Borders MP Calum Kerr has told the Westminster Government to help bring the most rural parts of the country into the 21st century.
The member for Berwickshire, Roxburgh and Selkirk and the SNP’s digital spokesperson at Westminster, called for more ambition to tackle the challenge of rural connectivity.
While leading his party’s contribution during last Tuesday’s debate on the second reading of the government’s Digital Economy Bill in the House of Commons, Mr Kerr said: “We want to see more ambition from the government on meeting the challenges of creating high quality rural coverage.
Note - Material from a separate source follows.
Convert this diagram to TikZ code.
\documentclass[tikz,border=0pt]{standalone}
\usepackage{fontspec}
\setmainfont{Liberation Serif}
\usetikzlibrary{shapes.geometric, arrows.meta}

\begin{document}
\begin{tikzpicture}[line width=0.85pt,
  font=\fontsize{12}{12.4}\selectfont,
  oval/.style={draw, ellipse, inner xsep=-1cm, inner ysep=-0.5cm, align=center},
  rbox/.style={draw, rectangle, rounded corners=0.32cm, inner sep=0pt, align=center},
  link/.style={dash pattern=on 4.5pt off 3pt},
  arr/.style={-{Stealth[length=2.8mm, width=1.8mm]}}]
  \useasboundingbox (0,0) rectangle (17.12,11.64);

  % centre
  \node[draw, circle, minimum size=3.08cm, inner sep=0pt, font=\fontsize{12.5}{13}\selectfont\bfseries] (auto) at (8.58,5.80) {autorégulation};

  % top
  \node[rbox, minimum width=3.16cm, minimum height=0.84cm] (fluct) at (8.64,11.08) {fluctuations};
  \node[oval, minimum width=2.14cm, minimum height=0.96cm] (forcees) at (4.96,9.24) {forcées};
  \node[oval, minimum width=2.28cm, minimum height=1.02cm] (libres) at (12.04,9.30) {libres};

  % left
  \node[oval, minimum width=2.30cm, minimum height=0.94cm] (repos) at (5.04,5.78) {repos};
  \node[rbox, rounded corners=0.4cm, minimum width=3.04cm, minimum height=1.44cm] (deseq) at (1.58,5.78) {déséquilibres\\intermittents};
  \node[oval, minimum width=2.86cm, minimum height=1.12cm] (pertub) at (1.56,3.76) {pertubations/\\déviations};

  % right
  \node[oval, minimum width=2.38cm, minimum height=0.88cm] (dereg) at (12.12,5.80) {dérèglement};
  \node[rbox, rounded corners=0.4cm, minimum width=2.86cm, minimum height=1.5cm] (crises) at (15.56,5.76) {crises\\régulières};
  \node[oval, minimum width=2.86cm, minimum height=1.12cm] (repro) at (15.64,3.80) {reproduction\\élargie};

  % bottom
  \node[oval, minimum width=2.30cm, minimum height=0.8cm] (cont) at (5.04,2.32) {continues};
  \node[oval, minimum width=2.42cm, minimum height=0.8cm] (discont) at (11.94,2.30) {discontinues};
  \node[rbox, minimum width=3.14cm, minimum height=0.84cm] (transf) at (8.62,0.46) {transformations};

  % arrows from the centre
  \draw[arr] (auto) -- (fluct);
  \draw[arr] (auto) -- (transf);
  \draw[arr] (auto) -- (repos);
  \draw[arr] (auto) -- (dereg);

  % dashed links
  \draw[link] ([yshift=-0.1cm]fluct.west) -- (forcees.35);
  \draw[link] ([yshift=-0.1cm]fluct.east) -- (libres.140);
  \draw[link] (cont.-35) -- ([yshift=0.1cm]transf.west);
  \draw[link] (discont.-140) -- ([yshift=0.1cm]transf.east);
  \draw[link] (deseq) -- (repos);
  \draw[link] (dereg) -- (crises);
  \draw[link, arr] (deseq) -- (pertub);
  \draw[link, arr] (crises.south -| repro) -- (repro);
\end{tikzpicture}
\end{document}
The UK may have one of the most competitive digital communications markets out there, but for the final five per cent who struggle to access networks, this is irrelevant.
“Rural communities already have to deal with numerous challenges such as poorer access to transport infrastructure, so we must ensure that they are not excluded from the digital superhighways of the future.”
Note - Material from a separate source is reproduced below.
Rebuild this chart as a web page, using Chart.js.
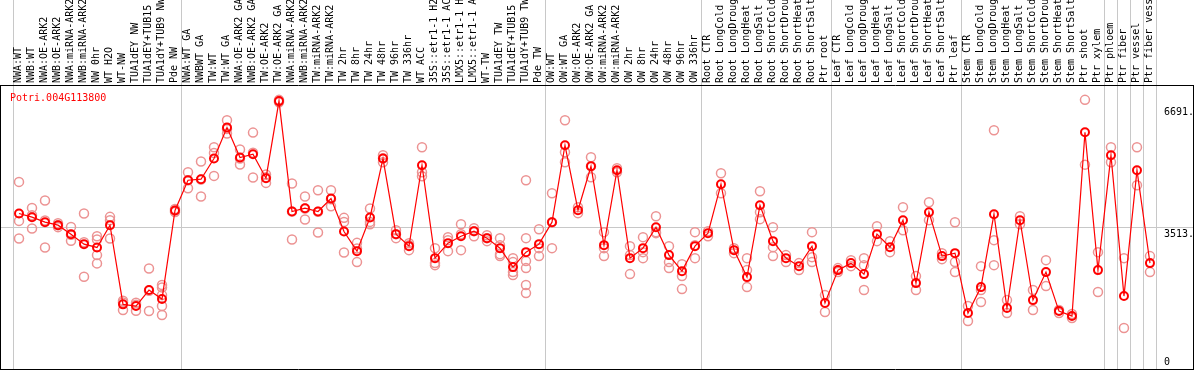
<!DOCTYPE html>
<html>
<head>
<meta charset="utf-8">
<script src="https://cdn.jsdelivr.net/npm/chart.js@4"></script>
<style>
html, body { margin: 0; padding: 0; background: #fff; }
canvas { display: block; }
</style>
</head>
<body>
<canvas id="chart" width="1194" height="370"></canvas>
<script>
var geneName = 'Potri.004G113800';

var categories = [
  'NWA:WT', 'NWB:WT', 'NWA:OE-ARK2', 'NWB:OE-ARK2', 'NWA:miRNA-ARK2', 'NWB:miRNA-ARK2',
  'NW 0hr', 'WT H2O', 'WT-NW', 'TUA1dEY NW', 'TUA1dEY+TUB15', 'TUA1dY+TUB9 NW', 'Pde NW',
  'NWA:WT GA', 'NWBWT GA', 'TW:WT', 'TW:WT GA', 'NWA:OE-ARK2 GA', 'NWB:OE-ARK2 GA',
  'TW:OE-ARK2', 'TW:OE-ARK2 GA', 'NWA:miRNA-ARK2', 'NWB:miRNA-ARK2', 'TW:miRNA-ARK2',
  'TW:miRNA-ARK2', 'TW 2hr', 'TW 8hr', 'TW 24hr', 'TW 48hr', 'TW 96hr', 'TW 336hr', 'WT ACC',
  '35S::etr1-1 H2', '35S::etr1-1 AC', 'LMX5::etr1-1 H', 'LMX5::etr1-1 A', 'WT-TW',
  'TUA1dEY TW', 'TUA1dEY+TUB15', 'TUA1dY+TUB9 TW', 'Pde TW',
  'OW:WT', 'OW:WT GA', 'OW:OE-ARK2', 'OW:OE-ARK2 GA', 'OW:miRNA-ARK2', 'OW:miRNA-ARK2',
  'OW 2hr', 'OW 8hr', 'OW 24hr', 'OW 48hr', 'OW 96hr', 'OW 336hr',
  'Root CTR', 'Root LongCold', 'Root LongDroug', 'Root LongHeat', 'Root LongSalt',
  'Root ShortCold', 'Root ShortDrou', 'Root ShortHeat', 'Root ShortSalt', 'Ptr root',
  'Leaf CTR', 'Leaf LongCold', 'Leaf LongDroug', 'Leaf LongHeat', 'Leaf LongSalt',
  'Leaf ShortCold', 'Leaf ShortDrou', 'Leaf ShortHeat', 'Leaf ShortSalt', 'Ptr leaf',
  'Stem CTR', 'Stem LongCold', 'Stem LongDroug', 'Stem LongHeat', 'Stem LongSalt',
  'Stem ShortCold', 'Stem ShortDrou', 'Stem ShortHeat', 'Stem ShortSalt',
  'Ptr shoot', 'Ptr xylem', 'Ptr phloem', 'Ptr fiber', 'Ptr vessel', 'Ptr fiber vess'
];

var means = [
  3866, 3774, 3650, 3576, 3352, 3104, 3022, 3576, 1607, 1564, 1962, 1738, 3941,
  4693, 4718, 5232, 6001, 5256, 5338, 4743, 6660, 3916, 3998, 3916, 4238, 3419, 2930, 3767, 5232,
  3352, 3054, 5065, 2756, 3129, 3302, 3427, 3253, 3004, 2533, 2905, 3104,
  3650, 5562, 3948, 5040, 3079, 4941, 2756, 3004, 3526, 2831, 2433, 3054,
  3377, 4594, 2955, 2284, 4072, 3178, 2756, 2557, 3054, 1639,
  2458, 2632, 2359, 3352, 3029, 3700, 2135, 3898, 2806, 2880,
  1390, 2036, 3849, 1515, 3700, 1713, 2409, 1440, 1316, 5885,
  2458, 5314, 1813, 4941, 2632
];

var replicates = [
  [4651, 3682, 3245], [4005, 3494, 3824], [4189, 3692, 3022], [3625, 3576, 3526],
  [3533, 3186, 3337], [3866, 2292, 3153], [3302, 3220, 2831, 2625], [3782, 3700, 3245],
  [1696, 1465, 1656], [1646, 1448, 1599], [2500, 1440, 1944], [2086, 2029, 1837, 1564, 1341],
  [3900, 3941, 3980],
  [4892, 4693, 4494], [5157, 4288, 4708], [5512, 5371, 4800], [6183, 5852, 5969],
  [5455, 5083, 5232], [5877, 4760, 5378], [4834, 4626, 4767], [6691, 6660, 6630],
  [4611, 3220, 3916], [4288, 3717, 3988], [4445, 3394, 3908], [4445, 4047, 4221],
  [3757, 3657, 2898], [3136, 2657, 2997], [3990, 3657, 3600], [5314, 5239, 5140],
  [3451, 3253, 3352], [3129, 2955, 3079], [5512, 4892, 4792], [3004, 2632, 2582],
  [3278, 3203, 2930], [3600, 3352, 2955], [3501, 3427, 3302], [3327, 3178, 3253],
  [3253, 3079, 2855, 2806], [2756, 2657, 2409, 2334], [4693, 3253, 2682, 2508, 2086, 1887],
  [3476, 3004, 2806],
  [4370, 3650, 3004], [6183, 5388, 5140], [4022, 3874], [5264, 5040, 4767],
  [3402, 3004, 2806], [4991, 4892], [3054, 2359, 2831], [3278, 2905, 2756],
  [3799, 3377, 3402], [3054, 2657, 2508], [2607, 2309, 1986], [3402, 3079, 2756],
  [3427, 3302], [4867, 4370], [3004, 2880], [2756, 2458, 2036], [4420, 3898, 3725],
  [3526, 3029, 2806], [2831, 2657], [2632, 2458], [3402, 2781, 2657], [1837, 1415],
  [2508, 2409], [2706, 2557], [2756, 2582, 1962], [3551, 3178], [3178, 2905],
  [4022, 3451], [2309, 1962], [4147, 3700], [2880, 2731], [3650, 2657, 2409],
  [1564, 1192], [2557, 1962, 1664], [5934, 3203, 2582], [1713, 1390], [3799, 3600],
  [1962, 1465], [2706, 2061], [1465, 1390], [1366, 1266], [6691, 5080],
  [2905, 1912], [5512, 5140], [2756, 1018], [5512, 4569], [2806, 2409]
];

var yTicks = [0, 3513, 6691];
var yTickLabels = ['0', '3513.', '6691.'];

// boundaries between sample groups, in category units
var groupEdges = [-0.5, 12.5, 40.5, 52.5, 62.5, 72.5, 83.5, 84.5, 85.5, 86.5, 87.5];

var monoFont = '"DejaVu Sans Mono", "Liberation Mono", monospace';

var meanPoints = means.map(function(v, i) {
  return { x: i, y: v };
});

var repPoints = [];
replicates.forEach(function(reps, i) {
  reps.forEach(function(v) {
    repPoints.push({ x: i, y: v });
  });
});

var decorations = {
  id: 'decorations',
  beforeDraw: function(chart) {
    var ctx = chart.ctx, x = chart.scales.x;
    ctx.save();
    ctx.strokeStyle = '#c8c8c8';
    ctx.lineWidth = 1;
    groupEdges.forEach(function(e) {
      var px = Math.round(x.getPixelForValue(e)) + 0.5;
      ctx.beginPath();
      ctx.moveTo(px, 0);
      ctx.lineTo(px, chart.height);
      ctx.stroke();
    });
    ctx.restore();
  },
  afterDraw: function(chart) {
    var ctx = chart.ctx, a = chart.chartArea, y = chart.scales.y;
    ctx.save();
    ctx.strokeStyle = '#000';
    ctx.lineWidth = 1;
    ctx.beginPath();
    ctx.moveTo(0, a.top + 0.5);
    ctx.lineTo(chart.width, a.top + 0.5);
    ctx.moveTo(a.left - 0.5, a.top);
    ctx.lineTo(a.left - 0.5, a.bottom + 1);
    ctx.moveTo(a.right + 0.5, a.top);
    ctx.lineTo(a.right + 0.5, a.bottom + 1);
    ctx.moveTo(0, a.bottom + 0.5);
    ctx.lineTo(chart.width, a.bottom + 0.5);
    ctx.stroke();

    ctx.font = '10px ' + monoFont;
    ctx.textAlign = 'left';
    ctx.textBaseline = 'alphabetic';
    ctx.fillStyle = '#ff0000';
    ctx.fillText(geneName, 10, a.top + 16);

    ctx.fillStyle = '#000';
    ctx.textBaseline = 'top';
    yTicks.forEach(function(v, i) {
      var py = y.getPixelForValue(v);
      var top = Math.min(Math.max(py + 2, a.top + 22), a.bottom - 12);
      ctx.fillText(yTickLabels[i], 1164, top);
    });
    ctx.restore();
  }
};

new Chart(document.getElementById('chart'), {
  type: 'line',
  data: {
    datasets: [
      {
        data: meanPoints,
        borderColor: '#ff0000',
        borderWidth: 1.2,
        pointStyle: 'circle',
        pointRadius: 4,
        pointBorderWidth: 2,
        pointBorderColor: '#ff0000',
        pointBackgroundColor: 'rgba(0,0,0,0)',
        tension: 0,
        fill: false,
        order: 1
      },
      {
        data: repPoints,
        showLine: false,
        pointStyle: 'circle',
        pointRadius: 4.5,
        pointBorderWidth: 1.5,
        pointBorderColor: '#ec9393',
        pointBackgroundColor: 'rgba(0,0,0,0)',
        order: 2
      }
    ]
  },
  options: {
    responsive: false,
    animation: false,
    devicePixelRatio: 1,
    layout: { autoPadding: false, padding: { left: 1, right: 1, top: 0, bottom: 1 } },
    plugins: {
      legend: { display: false },
      tooltip: { enabled: false },
      title: { display: false }
    },
    scales: {
      x: {
        type: 'linear',
        position: 'top',
        min: -1.385,
        max: 90.31,
        grid: { display: false, drawTicks: false },
        border: { display: false },
        afterBuildTicks: function(scale) {
          scale.ticks = categories.map(function(c, i) { return { value: i }; });
        },
        afterFit: function(scale) {
          scale.height = 85;
          scale.paddingLeft = 0;
          scale.paddingRight = 0;
        },
        ticks: {
          autoSkip: false,
          minRotation: 90,
          maxRotation: 90,
          padding: 2,
          labelOffset: 11,
          color: '#000',
          font: { family: monoFont, size: 10 },
          callback: function(value) {
            return categories[value];
          }
        }
      },
      y: {
        type: 'linear',
        min: 0,
        max: 7060,
        afterBuildTicks: function(scale) {
          scale.ticks = yTicks.map(function(v) { return { value: v }; });
        },
        afterFit: function(scale) {
          scale.width = 0;
          scale.paddingTop = 0;
          scale.paddingBottom = 0;
        },
        border: { display: false },
        grid: {
          drawTicks: false,
          color: function(c) {
            return c.tick && c.tick.value === 3513 ? '#c8c8c8' : 'rgba(0,0,0,0)';
          }
        },
        ticks: { display: false }
      }
    }
  },
  plugins: [decorations]
});
</script>
</body>
</html>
The Digital Economy Bill will include measures to institute a Universal Service Obligation for broadband providers – which will see a regulatory regime put in place similar to that which governs the utilities sector. Mr Kerr welcomed this development, while stressing that it had to be implemented in a way that addresses the concerns of consumers in remote areas.
He added: “It’s welcome that this Bill takes steps to positon broadband as the ‘fifth utility’, but with that new status comes a greater responsibility upon providers and regulators to provide equality of access wherever that’s feasible.
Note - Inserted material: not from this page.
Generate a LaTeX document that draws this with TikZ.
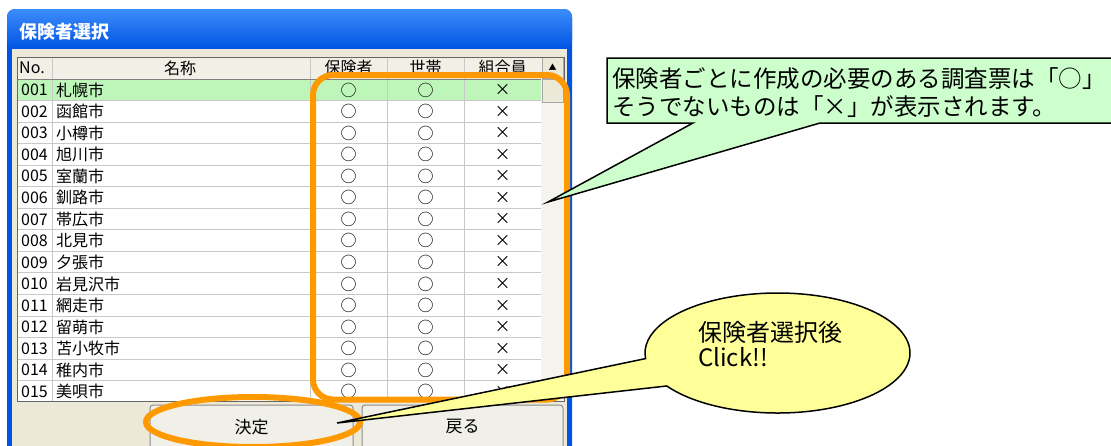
\documentclass[tikz,border=0pt]{standalone}
\usepackage{fontspec}
\setmainfont{Noto Sans CJK JP}
\usetikzlibrary{shapes.callouts}

\definecolor{xpblue}{RGB}{0, 84, 227}
\definecolor{titletop}{RGB}{60, 140, 250}
\definecolor{panelcolor}{RGB}{236, 233, 216}
\definecolor{headcolor}{RGB}{242, 240, 230}
\definecolor{gridcolor}{RGB}{200, 200, 200}
\definecolor{selcolor}{RGB}{190, 246, 186}
\definecolor{trackcolor}{RGB}{244, 243, 236}
\definecolor{buttoncolor}{RGB}{240, 239, 232}
\definecolor{markorange}{RGB}{255, 153, 0}
\definecolor{notegreen}{RGB}{204, 255, 204}
\definecolor{noteyellow}{RGB}{255, 255, 153}

\begin{document}
\begin{tikzpicture}[x=1pt, y=-1pt,
    celltext/.style={font=\fontsize{16}{16}\selectfont, inner sep=0pt},
    titletext/.style={font=\fontsize{18}{18}\selectfont\bfseries, text=white, inner sep=0pt},
    gridline/.style={draw=gridcolor, line width=1pt},
    scrollbtn/.style={draw=black!35, fill=panelcolor, minimum width=21pt, inner sep=0pt, font=\fontsize{8}{8}\selectfont},
    button/.style={draw=black!45, fill=buttoncolor, rounded corners=3pt, line width=1pt, minimum height=44pt, font=\fontsize{17}{17}\selectfont},
    markframe/.style={draw=markorange, line width=6pt},
    notebox/.style={draw=black, line width=1.5pt, fill=notegreen},
    bubble/.style={ellipse callout, draw=black, line width=1.5pt, fill=noteyellow, minimum width=265pt, minimum height=120pt, callout pointer arc=28},
    notetext/.style={font=\fontsize{23.5}{28}\selectfont, align=left, inner sep=0pt}
    ]

    \newcommand{\citylist}{
        001/札幌市,
        002/函館市,
        003/小樽市,
        004/旭川市,
        005/室蘭市,
        006/釧路市,
        007/帯広市,
        008/北見市,
        009/夕張市,
        010/岩見沢市,
        011/網走市,
        012/留萌市,
        013/苫小牧市,
        014/稚内市,
        015/美唄市
    }

    \useasboundingbox (0,0) rectangle (1111,445);
    \clip (0,0) rectangle (1111,445);

    % Window
    \fill[xpblue, rounded corners=8pt] (7,9) rectangle (572,470);
    \shade[top color=titletop, bottom color=xpblue, rounded corners=8pt] (7,9) rectangle (572,49);
    \node[titletext, anchor=west] (title) at (19,32) {保険者選択};
    \fill[panelcolor] (12,49) rectangle (567,470);

    % List
    \fill[white] (17,57) rectangle (564,401);
    \fill[headcolor] (17,57) rectangle (541,79);
    \node[celltext] (hno) at (32,68) {No.};
    \node[celltext] (hname) at (180,68) {名称};
    \node[celltext] (hins) at (348.5,67) {保険者};
    \node[celltext] (hhh) at (425.5,67) {世帯};
    \node[celltext] (hmem) at (502.5,67) {組合員};

    \begin{scope}
        \clip (17,57) rectangle (541,401);
        \fill[selcolor] (17,79) rectangle (541,100.5);
        % Define rows
        \foreach [count = \i] \no/\city in \citylist {
            \pgfmathsetmacro{\rowtop}{79+21.55*(\i-1)}
            \pgfmathsetmacro{\rowmid}{\rowtop+11}
            \draw[gridline] (17,\rowtop+21.55) -- (541,\rowtop+21.55);
            \node[celltext, anchor=west] (no\i) at (21,\rowmid) {\no};
            \node[celltext, anchor=west] (city\i) at (56,\rowmid) {\city};
            \node[celltext] (ins\i) at (348.5,\rowmid) {○};
            \node[celltext] (hh\i) at (425.5,\rowmid) {○};
            \node[celltext] (mem\i) at (502.5,\rowmid) {×};
        }
    \end{scope}
    \foreach \x in {52,310,387,464}
        \draw[gridline] (\x,57) -- (\x,401);
    \draw[black!50, line width=1pt] (17,79) -- (541,79);

    % Scrollbar
    \fill[trackcolor] (541,57) rectangle (564,401);
    \node[scrollbtn, minimum height=21pt] (up) at (552.5,67.5) {▲};
    \node[scrollbtn, minimum height=23pt] (thumb) at (552.5,90.5) {};
    \draw[black!60, line width=1pt] (17,57) rectangle (564,401);

    % Buttons
    \node[button, minimum width=203pt] (ok) at (251.5,427) {決定};
    \node[button, minimum width=201pt] (back) at (462.5,427) {戻る};

    % Marks
    \draw[markframe, rounded corners=20pt] (313,75) rectangle (567,399.5);
    \draw[markframe] (253,422) ellipse [x radius=107pt, y radius=25pt];

    % Callouts
    \coordinate (notetip) at (548,202);
    \draw[notebox] (607,58) -- (1125,58) -- (1125,123) -- (820,123) -- (notetip) -- (693,123) -- (607,123) -- cycle;
    \node[notetext, anchor=north west] (note) at (612,67)
        {保険者ごとに作成の必要のある調査票は「○」\\そうでないものは「×」が表示されます。};

    \coordinate (clicktip) at (337,423);
    \node[bubble, callout absolute pointer={(clicktip)}] (click) at (777.5,353) {};
    \node[notetext, font=\fontsize{24}{25}\selectfont, anchor=north west] (clicktext) at (698,321)
        {保険者選択後\\Click!!};
\end{tikzpicture}
\end{document}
“As we talk increasingly of forms of ‘digital citizenship’ it is absolutely vital that large swathes of the country do not become second-class citizens by default or oversight.”
Mr Kerr contrasted the Conservative government’s proposed Universal Service Obligation of download speeds of 10 megabits per second, with the Scottish Government’s commitment to deliver superfast speeds (30 megabits per second) by 2021.